> Written instruction
Your task is to copy every line of the records below that contains "this".

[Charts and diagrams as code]
○ ○ ○ ○ ○

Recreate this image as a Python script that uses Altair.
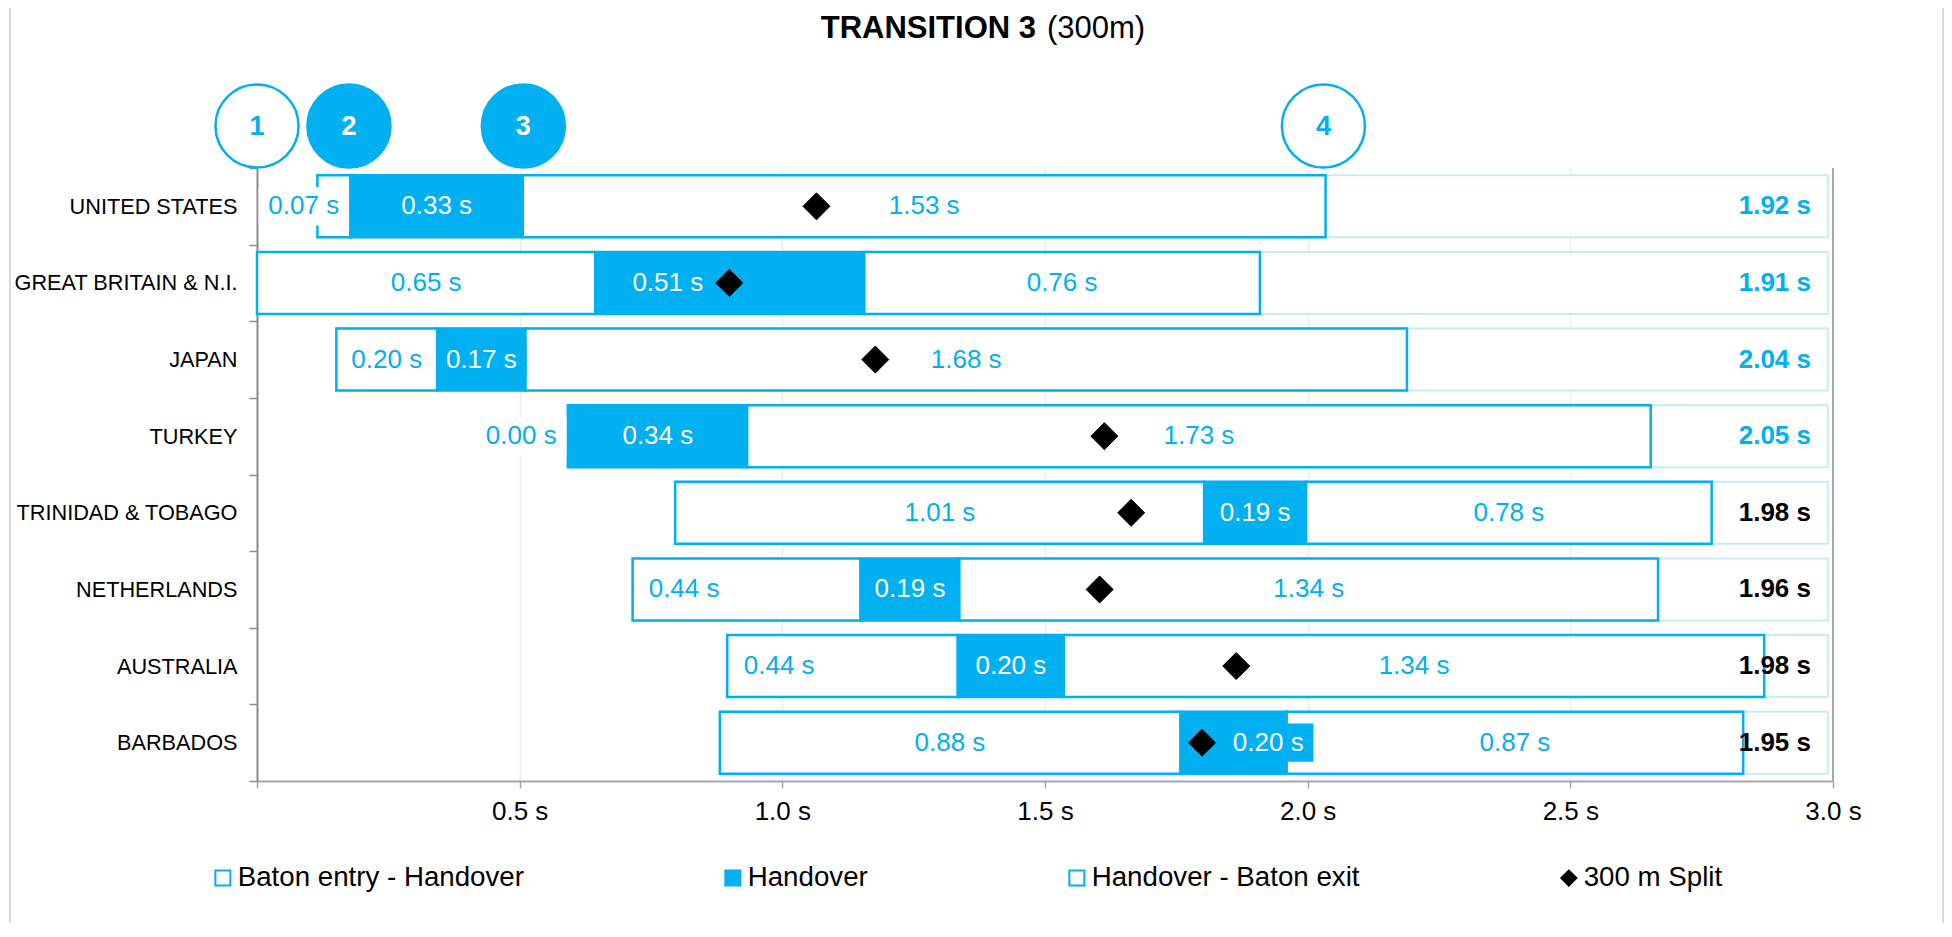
import altair as alt
import pandas as pd

BLUE = "#00b0f0"
FONT = "Liberation Sans"

# ---------------- data ----------------
countries = ["UNITED STATES", "GREAT BRITAIN & N.I.", "JAPAN", "TURKEY",
             "TRINIDAD & TOBAGO", "NETHERLANDS", "AUSTRALIA", "BARBADOS"]
# positions on the time axis (s)
baton_entry = [0.115, 0.000, 0.151, 0.592, 0.796, 0.715, 0.895, 0.881]
handover_start = [0.178, 0.644, 0.343, 0.592, 1.803, 1.149, 1.334, 1.758]
handover_end = [0.506, 1.156, 0.511, 0.933, 1.997, 1.337, 1.536, 1.960]
baton_exit = [2.034, 1.909, 2.189, 2.653, 2.769, 2.667, 2.869, 2.829]
split_300m = [1.065, 0.899, 1.177, 1.613, 1.664, 1.604, 1.864, 1.799]
# printed durations (s)
entry_handover_s = [0.07, 0.65, 0.20, 0.00, 1.01, 0.44, 0.44, 0.88]
handover_s = [0.33, 0.51, 0.17, 0.34, 0.19, 0.19, 0.20, 0.20]
handover_exit_s = [1.53, 0.76, 1.68, 1.73, 0.78, 1.34, 1.34, 0.87]
total_s = [1.92, 1.91, 2.04, 2.05, 1.98, 1.96, 1.98, 1.95]
# where the duration labels sit (s)
entry_label_at = [0.089, 0.322, 0.247, 0.503, 1.300, 0.813, 0.994, 1.319]
handover_label_at = [0.342, 0.782, 0.427, 0.763, 1.900, 1.243, 1.435, 1.925]
highlighted = countries[:4]
zone_end = 2.99
markers = ["1", "2", "3", "4"]
marker_at = [0.0, 0.175, 0.507, 2.03]
marker_filled = [False, True, True, False]
legend_labels = ["Baton entry - Handover", "Handover", "Handover - Baton exit", "300 m Split"]
x_ticks = [0, 0.5, 1.0, 1.5, 2.0, 2.5, 3.0]
title_main = "TRANSITION 3"
title_note = "(300m)"

# ---------------- tables ----------------
seg_rows, lab_rows, box_rows = [], [], []
box_half = 0.086
for i, c in enumerate(countries):
    seg_rows.append(dict(country=c, seg=legend_labels[0], x0=baton_entry[i], x1=handover_start[i]))
    seg_rows.append(dict(country=c, seg=legend_labels[1], x0=handover_start[i], x1=handover_end[i]))
    seg_rows.append(dict(country=c, seg=legend_labels[2], x0=handover_end[i], x1=baton_exit[i]))
    lab_rows.append(dict(country=c, x=entry_label_at[i], text=f"{entry_handover_s[i]:.2f} s", kind="entry"))
    lab_rows.append(dict(country=c, x=handover_label_at[i], text=f"{handover_s[i]:.2f} s", kind="handover"))
    lab_rows.append(dict(country=c, x=(handover_end[i] + baton_exit[i]) / 2,
                         text=f"{handover_exit_s[i]:.2f} s", kind="exit"))
    box_rows.append(dict(country=c, x0=entry_label_at[i] - box_half, x1=entry_label_at[i] + box_half, kind="entry"))
    box_rows.append(dict(country=c, x0=handover_label_at[i] - box_half, x1=handover_label_at[i] + box_half,
                         kind="handover"))

seg_df = pd.DataFrame(seg_rows)
lab_df = pd.DataFrame(lab_rows)
box_df = pd.DataFrame(box_rows)
zone_df = pd.DataFrame({"country": countries, "x0": baton_entry, "x1": [zone_end] * len(countries)})
split_df = pd.DataFrame({"country": countries, "x": split_300m, "seg": [legend_labels[3]] * len(countries)})
tot_df = pd.DataFrame({"country": countries, "tx": [x_ticks[-1]] * len(countries),
                       "text": [f"{v:.2f} s" for v in total_s],
                       "hl": [c in highlighted for c in countries]})
mark_df = pd.DataFrame({"x": marker_at, "text": markers, "filled": marker_filled})
edge_df = pd.DataFrame({"tx": [x_ticks[-1]]})

# ---------------- scales / axes ----------------
W, H = 1576, 613
xscale = alt.Scale(domain=[x_ticks[0], x_ticks[-1]], nice=False, zero=False)
yscale = alt.Scale(domain=countries, paddingInner=0, paddingOuter=0)
xaxis = alt.Axis(values=x_ticks, title=None, grid=True, gridColor="#ececec", gridWidth=1.5,
                 labelExpr="datum.value == 0 ? '' : format(datum.value, '.1f') + ' s'",
                 domainColor="#a6a6a6", domainWidth=2, tickColor="#a6a6a6", tickWidth=1.5,
                 tickSize=7, labelPadding=10, labelFontSize=26, labelColor="black", labelFlush=False)
yaxis = alt.Axis(title=None, grid=False, tickBand="extent", domainColor="#8c8c8c", domainWidth=2,
                 tickColor="#8c8c8c", tickWidth=1.5, tickSize=8, labelPadding=12,
                 labelFontSize=21.7, labelColor="black", labelLimit=400)


def X(field):
    return alt.X(f"{field}:Q", scale=xscale, axis=xaxis)


def X2(field):
    return alt.X2(f"{field}:Q")


def Y():
    return alt.Y("country:N", scale=yscale, axis=yaxis)


legend = alt.Legend(title=None, orient="none", legendX=-48, legendY=696, direction="horizontal",
                    columnPadding=195, labelFontSize=27.7, labelColor="black", labelOffset=1,
                    symbolSize=225, symbolStrokeWidth=2, padding=0, labelLimit=800)
fill_scale = alt.Scale(domain=legend_labels, range=["white", BLUE, "white", "black"])
stroke_scale = alt.Scale(domain=legend_labels, range=[BLUE, BLUE, BLUE, "black"])
shape_scale = alt.Scale(domain=legend_labels, range=["square", "square", "square", "diamond"])

# ---------------- layers ----------------
frame = alt.Chart(pd.DataFrame({"k": [0]})).mark_rect(
    fill="white", fillOpacity=0, stroke="#d9d9d9", strokeWidth=2
).encode(x=alt.value(-247), x2=alt.value(W + 110), y=alt.value(-161), y2=alt.value(H + 200))

zones = alt.Chart(zone_df).mark_bar(
    fill="white", stroke="#c8ebfa", strokeWidth=2, height=alt.RelativeBandSize(0.81)
).encode(x=X("x0"), x2=X2("x1"), y=Y())

bars = alt.Chart(seg_df).mark_bar(strokeWidth=2.5, height=alt.RelativeBandSize(0.81)).encode(
    x=X("x0"), x2=X2("x1"), y=Y(),
    fill=alt.Fill("seg:N", scale=fill_scale, legend=legend, title=None),
    stroke=alt.Stroke("seg:N", scale=stroke_scale, legend=legend, title=None),
)

boxes = alt.Chart(box_df).mark_bar(height=alt.RelativeBandSize(0.5), strokeWidth=0).encode(
    x=X("x0"), x2=X2("x1"), y=Y(),
    color=alt.condition("datum.kind == 'handover'", alt.value(BLUE), alt.value("white")),
)

diamonds = alt.Chart(split_df).mark_point(size=730, filled=True, opacity=1, strokeWidth=1).encode(
    x=X("x"), y=Y(),
    fill=alt.Fill("seg:N", scale=fill_scale, legend=legend, title=None),
    stroke=alt.Stroke("seg:N", scale=stroke_scale, legend=legend, title=None),
    shape=alt.Shape("seg:N", scale=shape_scale, legend=legend, title=None),
)

labels = alt.Chart(lab_df).mark_text(font=FONT, fontSize=26, baseline="middle", align="center").encode(
    x=X("x"), y=Y(), text="text:N",
    color=alt.condition("datum.kind == 'handover'", alt.value("white"), alt.value(BLUE)),
)

totals = alt.Chart(tot_df).mark_text(font=FONT, fontSize=26, fontWeight="bold", align="right",
                                     baseline="middle", dx=-22).encode(
    x=X("tx"), y=Y(), text="text:N",
    color=alt.condition("datum.hl", alt.value(BLUE), alt.value("black")),
)

edge = alt.Chart(edge_df).mark_rule(color="#a6a6a6", strokeWidth=2).encode(x=X("tx"))

circles = alt.Chart(mark_df).mark_point(shape="circle", size=6900, opacity=1, stroke=BLUE,
                                        strokeWidth=2.5).encode(
    x=X("x"), y=alt.value(-42),
    fill=alt.condition("datum.filled", alt.value(BLUE), alt.value("white")),
)
circle_nums = alt.Chart(mark_df).mark_text(font=FONT, fontSize=27, fontWeight="bold",
                                           baseline="middle", align="center", dy=1).encode(
    x=X("x"), y=alt.value(-42), text="text:N",
    color=alt.condition("datum.filled", alt.value("white"), alt.value(BLUE)),
)

title1 = alt.Chart(pd.DataFrame({"t": [title_main]})).mark_text(
    font=FONT, fontSize=31, fontWeight="bold", align="right", baseline="alphabetic", color="black"
).encode(x=alt.value(779), y=alt.value(-130), text="t:N")
title2 = alt.Chart(pd.DataFrame({"t": [title_note]})).mark_text(
    font=FONT, fontSize=31, align="left", baseline="alphabetic", color="black"
).encode(x=alt.value(790), y=alt.value(-130), text="t:N")

chart = alt.layer(
    frame, zones, edge, bars, boxes, diamonds, labels, totals, circles, circle_nums, title1, title2
).properties(
    width=W, height=H,
    autosize=alt.AutoSizeParams(type="none"),
    padding={"left": 249, "top": 160, "right": 111, "bottom": 142},
).configure(font=FONT).configure_view(stroke="transparent")

chart.save("out.html", embed_options={"renderer": "svg", "actions": False})
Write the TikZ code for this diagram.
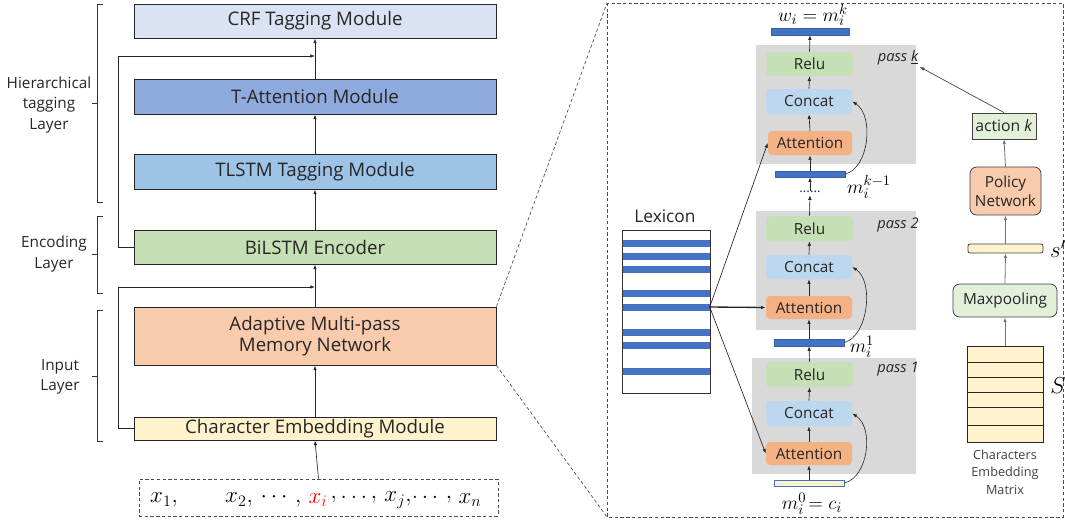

○ ○ ○ ○ ○

> Complete output
Recreate this image as a Python script that uses Altair.
Write the TikZ code for this diagram.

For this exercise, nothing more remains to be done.